A descoberta da origem das caixas pode ajudar a desvendar outro mistério que vem gerando danos ambientais na mesma região, o surgimento de manchas de petróleo em mais de 100 praias. Segundo os pesquisadores, há uma hipótese de que o mesmo navio seja a origem das manchas, uma vez que elas apresentam rota parecida com a que foi possivelmente percorrida pelas caixas.
Estudos de outro tipo são necessários para realizar essa verificação. Também participante da pesquisa, o professor Rivelino Cavalcante está coletando diversas amostras do óleo em praias cearenses. Elas serão enviadas a um laboratório nos Estados Unidos especializado nesse tipo de material, a fim de determinar pontos como característica, idade e origem geográfica. Pesquisadores divergem da conclusão porque afirmam que o petróleo encontrado agora é novo. O TNH1 questionou a Petrobras sobre essa informação, mas ela ainda não se pronunciou.
A pesquisa
O ponto de partida para a descoberta foi uma inscrição que havia em uma das caixas ‒ encontrada em julho deste ano em uma praia de Itarema (a cerca de 200 quilômetros de Fortaleza) ‒ indicando que o material do navio cargueiro provinha da Indochina Francesa. Esse território, situado nos atuais Vietnã, Laos e Camboja, era uma colônia da França, mas durante a Segunda Guerra foi dominado pelos japoneses, que, com alemães e italianos, compunham o bloco conhecido como Eixo.

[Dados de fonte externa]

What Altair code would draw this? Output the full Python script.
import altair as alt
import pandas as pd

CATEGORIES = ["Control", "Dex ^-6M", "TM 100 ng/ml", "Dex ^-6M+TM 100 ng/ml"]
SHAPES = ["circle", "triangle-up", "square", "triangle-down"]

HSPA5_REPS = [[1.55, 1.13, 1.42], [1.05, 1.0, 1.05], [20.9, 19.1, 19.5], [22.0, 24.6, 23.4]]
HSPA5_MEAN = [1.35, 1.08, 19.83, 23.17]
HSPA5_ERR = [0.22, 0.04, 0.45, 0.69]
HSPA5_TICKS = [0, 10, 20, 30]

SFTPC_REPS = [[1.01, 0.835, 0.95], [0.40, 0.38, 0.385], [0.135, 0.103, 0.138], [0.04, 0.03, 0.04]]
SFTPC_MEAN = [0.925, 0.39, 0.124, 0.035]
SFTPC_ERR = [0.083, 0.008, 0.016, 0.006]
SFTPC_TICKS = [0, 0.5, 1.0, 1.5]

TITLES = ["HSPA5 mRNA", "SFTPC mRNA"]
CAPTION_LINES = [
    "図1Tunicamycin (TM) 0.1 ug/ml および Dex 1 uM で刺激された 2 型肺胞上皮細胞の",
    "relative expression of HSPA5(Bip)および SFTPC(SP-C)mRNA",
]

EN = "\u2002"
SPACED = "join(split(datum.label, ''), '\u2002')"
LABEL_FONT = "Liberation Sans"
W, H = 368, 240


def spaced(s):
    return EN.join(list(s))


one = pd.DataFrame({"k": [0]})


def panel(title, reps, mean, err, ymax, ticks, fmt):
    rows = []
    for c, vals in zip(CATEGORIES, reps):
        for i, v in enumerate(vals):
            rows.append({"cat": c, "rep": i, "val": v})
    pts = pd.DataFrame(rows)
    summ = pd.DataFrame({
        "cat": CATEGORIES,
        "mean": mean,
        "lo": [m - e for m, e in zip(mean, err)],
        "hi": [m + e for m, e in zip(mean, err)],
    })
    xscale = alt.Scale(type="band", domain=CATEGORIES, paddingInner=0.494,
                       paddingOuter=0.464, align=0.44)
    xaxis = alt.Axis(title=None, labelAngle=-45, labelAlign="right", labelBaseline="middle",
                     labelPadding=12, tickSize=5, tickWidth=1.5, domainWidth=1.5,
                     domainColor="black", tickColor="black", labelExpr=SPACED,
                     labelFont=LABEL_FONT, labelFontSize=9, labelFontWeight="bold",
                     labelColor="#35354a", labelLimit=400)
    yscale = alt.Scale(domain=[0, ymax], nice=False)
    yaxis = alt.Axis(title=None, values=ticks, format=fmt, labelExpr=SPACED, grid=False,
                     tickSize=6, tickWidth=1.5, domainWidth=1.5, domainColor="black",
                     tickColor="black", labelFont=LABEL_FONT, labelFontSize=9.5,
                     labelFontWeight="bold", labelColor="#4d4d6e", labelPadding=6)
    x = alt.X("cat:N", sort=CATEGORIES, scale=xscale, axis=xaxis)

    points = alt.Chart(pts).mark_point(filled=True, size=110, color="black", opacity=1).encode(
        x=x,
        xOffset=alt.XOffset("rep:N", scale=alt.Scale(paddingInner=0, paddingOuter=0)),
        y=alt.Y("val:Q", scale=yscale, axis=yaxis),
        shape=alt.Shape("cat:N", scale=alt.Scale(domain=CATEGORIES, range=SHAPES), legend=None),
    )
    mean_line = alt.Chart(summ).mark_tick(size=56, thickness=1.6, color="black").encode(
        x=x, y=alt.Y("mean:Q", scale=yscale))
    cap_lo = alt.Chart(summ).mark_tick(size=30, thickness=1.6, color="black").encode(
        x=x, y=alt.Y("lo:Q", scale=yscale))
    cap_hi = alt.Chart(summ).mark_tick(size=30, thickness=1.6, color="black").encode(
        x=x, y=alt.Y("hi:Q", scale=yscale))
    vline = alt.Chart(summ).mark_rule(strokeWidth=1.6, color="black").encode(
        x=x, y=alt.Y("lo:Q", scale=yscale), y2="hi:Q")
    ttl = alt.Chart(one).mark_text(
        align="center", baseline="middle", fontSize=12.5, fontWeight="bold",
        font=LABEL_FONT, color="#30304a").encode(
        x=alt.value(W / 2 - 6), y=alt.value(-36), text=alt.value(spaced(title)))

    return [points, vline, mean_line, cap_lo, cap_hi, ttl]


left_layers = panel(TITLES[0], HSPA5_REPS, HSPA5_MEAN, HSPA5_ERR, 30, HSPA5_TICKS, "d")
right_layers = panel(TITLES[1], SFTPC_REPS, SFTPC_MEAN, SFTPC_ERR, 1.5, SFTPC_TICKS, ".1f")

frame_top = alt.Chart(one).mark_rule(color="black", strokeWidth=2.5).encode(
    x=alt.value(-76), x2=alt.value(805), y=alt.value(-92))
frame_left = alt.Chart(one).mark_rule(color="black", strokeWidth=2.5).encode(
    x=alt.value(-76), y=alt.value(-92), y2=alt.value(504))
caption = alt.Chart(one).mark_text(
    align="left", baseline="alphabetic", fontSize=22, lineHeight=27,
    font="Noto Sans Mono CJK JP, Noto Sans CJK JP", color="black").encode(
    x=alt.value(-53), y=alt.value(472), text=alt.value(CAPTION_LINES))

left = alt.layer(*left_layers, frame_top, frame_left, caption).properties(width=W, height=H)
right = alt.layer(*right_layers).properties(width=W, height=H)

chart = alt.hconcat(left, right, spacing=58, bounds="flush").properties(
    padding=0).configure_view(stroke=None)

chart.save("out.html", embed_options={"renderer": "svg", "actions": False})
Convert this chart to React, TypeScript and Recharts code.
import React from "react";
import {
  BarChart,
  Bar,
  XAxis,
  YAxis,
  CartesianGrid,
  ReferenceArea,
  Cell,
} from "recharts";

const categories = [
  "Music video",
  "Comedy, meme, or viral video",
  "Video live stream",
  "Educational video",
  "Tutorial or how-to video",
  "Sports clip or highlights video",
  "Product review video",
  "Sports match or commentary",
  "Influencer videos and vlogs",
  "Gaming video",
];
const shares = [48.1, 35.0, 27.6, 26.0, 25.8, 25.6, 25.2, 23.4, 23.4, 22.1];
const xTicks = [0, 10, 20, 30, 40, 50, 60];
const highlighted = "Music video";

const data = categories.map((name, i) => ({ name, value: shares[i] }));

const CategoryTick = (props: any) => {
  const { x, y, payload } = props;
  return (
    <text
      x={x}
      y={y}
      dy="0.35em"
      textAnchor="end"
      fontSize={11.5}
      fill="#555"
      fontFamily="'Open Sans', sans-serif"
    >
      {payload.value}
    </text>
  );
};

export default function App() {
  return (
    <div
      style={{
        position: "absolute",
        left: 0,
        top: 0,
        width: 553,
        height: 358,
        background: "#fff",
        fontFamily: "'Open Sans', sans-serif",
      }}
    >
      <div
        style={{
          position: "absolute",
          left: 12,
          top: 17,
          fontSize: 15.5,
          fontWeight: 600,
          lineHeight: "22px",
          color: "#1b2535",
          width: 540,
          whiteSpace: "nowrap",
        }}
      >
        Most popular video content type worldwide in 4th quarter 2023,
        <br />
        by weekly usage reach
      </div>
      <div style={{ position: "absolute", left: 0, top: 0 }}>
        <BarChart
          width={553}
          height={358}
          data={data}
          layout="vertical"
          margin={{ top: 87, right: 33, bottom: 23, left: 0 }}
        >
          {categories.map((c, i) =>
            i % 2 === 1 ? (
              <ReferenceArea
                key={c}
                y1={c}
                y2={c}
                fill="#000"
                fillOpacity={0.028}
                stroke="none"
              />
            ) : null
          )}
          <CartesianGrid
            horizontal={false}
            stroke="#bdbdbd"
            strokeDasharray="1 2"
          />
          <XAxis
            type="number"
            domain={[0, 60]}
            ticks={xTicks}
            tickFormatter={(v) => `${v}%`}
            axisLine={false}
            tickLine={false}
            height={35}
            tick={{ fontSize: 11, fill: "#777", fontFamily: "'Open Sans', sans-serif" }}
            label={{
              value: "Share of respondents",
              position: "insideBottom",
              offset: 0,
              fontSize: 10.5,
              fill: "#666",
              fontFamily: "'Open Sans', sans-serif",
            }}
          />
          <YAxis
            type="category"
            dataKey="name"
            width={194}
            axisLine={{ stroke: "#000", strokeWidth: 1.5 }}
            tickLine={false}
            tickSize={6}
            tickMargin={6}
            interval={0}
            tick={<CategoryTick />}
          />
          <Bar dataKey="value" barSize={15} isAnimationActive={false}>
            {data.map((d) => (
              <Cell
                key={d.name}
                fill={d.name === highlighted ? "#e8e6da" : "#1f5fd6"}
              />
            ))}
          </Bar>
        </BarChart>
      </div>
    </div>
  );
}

Os dados encontrados indicariam que “esse produto era antigo, provavelmente de um naufrágio. Através dessa marcação [na caixa], fizemos uma pesquisa histórica e conseguimos identificar um cargueiro, chamado Rio Grande, que tinha uma carga de borracha com as inscrições referentes à Indochina Francesa”, explica o professor Carlos Teixeira, um dos responsáveis pela pesquisa.
De acordo com as informações (oriundas de um banco de dados americano sobre naufrágios no Atlântico Sul durante a Segunda Guerra), o cargueiro em questão foi afundado em 1944. Os sobreviventes conseguiram sair em pequenos botes, depois desembarcaram em Fortaleza e foram presos na 10ª Região Militar. O navio foi encontrado em 1996, a cerca de 5.700 metros de profundidade.
Para dar respaldo ao levantamento histórico, os pesquisadores fizeram então uma simulação numérica computadorizada. Nessa simulação, são liberadas partículas a partir do lugar onde o navio afundou. O resultado mostra que essas partículas chegam exatamente ao litoral nordestino, reforçando a tese de que a antiga embarcação é a fonte das caixas vistas em várias praias desde o fim de 2018.
Nessa simulação, são considerados fatores como direção das correntes marítimas, temperatura, salinidade e ventos. Com isso, é possível saber de onde os materiais vêm e para onde eles estão sendo transportados pelas correntes. “É um marco histórico, porque conseguimos identificar a origem dessas caixas em relação ao cargueiro que deve ter se rompido no fundo do mar”, reforça Teixeira. Um artigo científico sobre o achado está sendo finalizado e em breve será submetido a um periódico internacional.
O professor Luis Ernesto Bezerra, também responsável pelo estudo, diz que casos parecidos já ocorreram em outras partes do mundo. Um dos mais recentes se deu em 2012, quando muitas caixas surgiram em praias de alguns países europeus. Inicialmente, pensou-se que elas provinham do famoso Titanic. Posteriormente, porém, as pesquisas revelaram que a origem era um navio japonês afundado em 1917, na Primeira Guerra Mundial.
Outro item que ainda está sendo pesquisado e pode fornecer mais informações sobre a origem do material são as cracas encontradas nas caixas. Cracas são crustáceos que vivem em alto mar e vão se prendendo às superfícies que ficam à deriva.
“Isso é um indício de que as caixas vieram de alto mar e não de um local próximo à costa. Pelo tamanho das cracas, é possível saber há mais ou menos quanto tempo elas estão presas nas caixas. Ainda estamos aprofundando esses estudos de crescimento das cracas, mas elas estão lá há pelo menos três ou quatro meses, que é o tempo durante o qual essas caixas devem estar flutuando, pois as cracas só ficam na superfície”, descreve Luis Ernesto. Também está sendo analisado o DNA das cracas, para saber de onde essas espécies são.